The one and only thing that would ever prevent me from considering living in Israel again is the rise and rise of a powerful and corrupt ultra-Orthodoxy that had its way.
When Isi dips his pen into his heart – which he does most of times – feathers fly and, at times, passion slightly strangulates reason.
OK, his old mate Rabbi is a great achiever, loved and hailed on the streets and shuks of his shtetl and beyond, yet we are not quite properly edified as per the “criminal” averot instituted by the dreaded Charedim against what Isi himself describes as a restless reformer of a chalacha the same Isi at intervals seems to consider essential to Jewish continuity/identity. I am saying that more by the way of assumtion simply because we are not quite convinced by Isi’s “arguments” that the changes in the vision of Rabbi Rifkin are entirely consistent with what serious Jews know as worth respecting.

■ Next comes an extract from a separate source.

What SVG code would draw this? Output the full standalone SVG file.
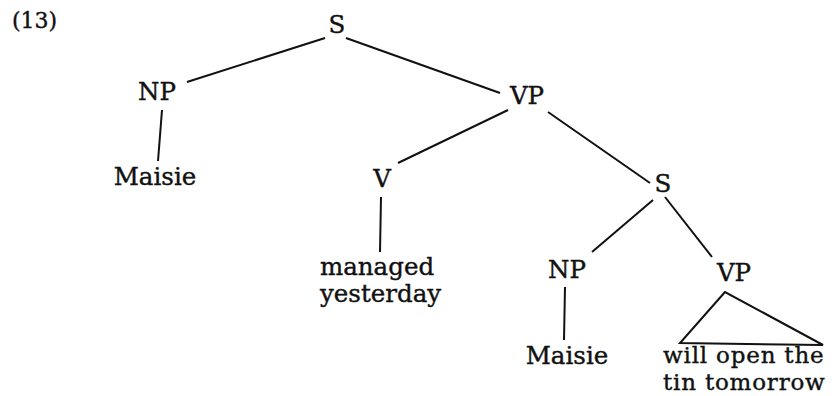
<svg xmlns="http://www.w3.org/2000/svg" width="838" height="396" viewBox="0 0 838 396">
<style>
text{font-family:"DejaVu Serif","Liberation Serif",serif;font-size:24.5px;fill:#111;stroke:#111;stroke-width:0.4}
.c{text-anchor:middle}
.t{font-size:23px;letter-spacing:0.8px}
.e line,.e polygon{stroke:#111;stroke-width:2;fill:none}
</style>
<rect width="838" height="396" fill="#fff"/>
<text id="label" x="12" y="28" style="font-size:22px">(13)</text>
<g class="e" id="edges">
<line x1="325" y1="38" x2="187" y2="82"/>
<line x1="346" y1="38" x2="500" y2="93"/>
<line x1="162" y1="110" x2="158" y2="161"/>
<line x1="508" y1="110" x2="398" y2="163"/>
<line x1="548" y1="112" x2="650" y2="183"/>
<line x1="381" y1="197" x2="380" y2="252"/>
<line x1="653" y1="200" x2="592" y2="252"/>
<line x1="665" y1="197" x2="712" y2="257"/>
<line x1="565" y1="287" x2="564" y2="340"/>
<polygon points="725,292 680,343 823,345"/>
</g>
<g id="n_S"><text class="c" x="337" y="33">S</text></g>
<g id="n_NP"><text class="c" x="157" y="100">NP</text></g>
<g id="n_Maisie1"><text class="c" x="155" y="185">Maisie</text></g>
<g id="n_VP"><text class="c" x="527" y="104">VP</text></g>
<g id="n_V"><text class="c" x="382" y="187">V</text></g>
<g id="n_managed"><text x="320" y="275">managed</text><text x="320" y="302">yesterday</text></g>
<g id="n_S2"><text class="c" x="663" y="192">S</text></g>
<g id="n_NP2"><text class="c" x="567" y="278">NP</text></g>
<g id="n_Maisie2"><text class="c" x="567" y="364">Maisie</text></g>
<g id="n_VP2"><text class="c" x="734" y="281">VP</text></g>
<g id="n_will"><text class="t" x="663" y="363">will open the</text><text class="t" x="663" y="390">tin tomorrow</text></g>
</svg>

One needs to find out more about some of the value ridden exchanges between what Leibler considers flatly as a corrupt Charedi authority – somehow still in “power – and the initiatives taken by a local hero, admitedly popular in certain loud and confusing circles – evidently and I am referring specifically to our Yenta Brigades…..
Pandering to the less devout is the cheapest tactic in seeking approval by mere numbers and here Isi at is his own low best, himself not famous for tolerance/flexibility in the heat of dialectics…..
Bluntly put, Judaism cannot live by a diminution of its tenets, no matter how passionate or well versed/articulate one is in exposing personal stances.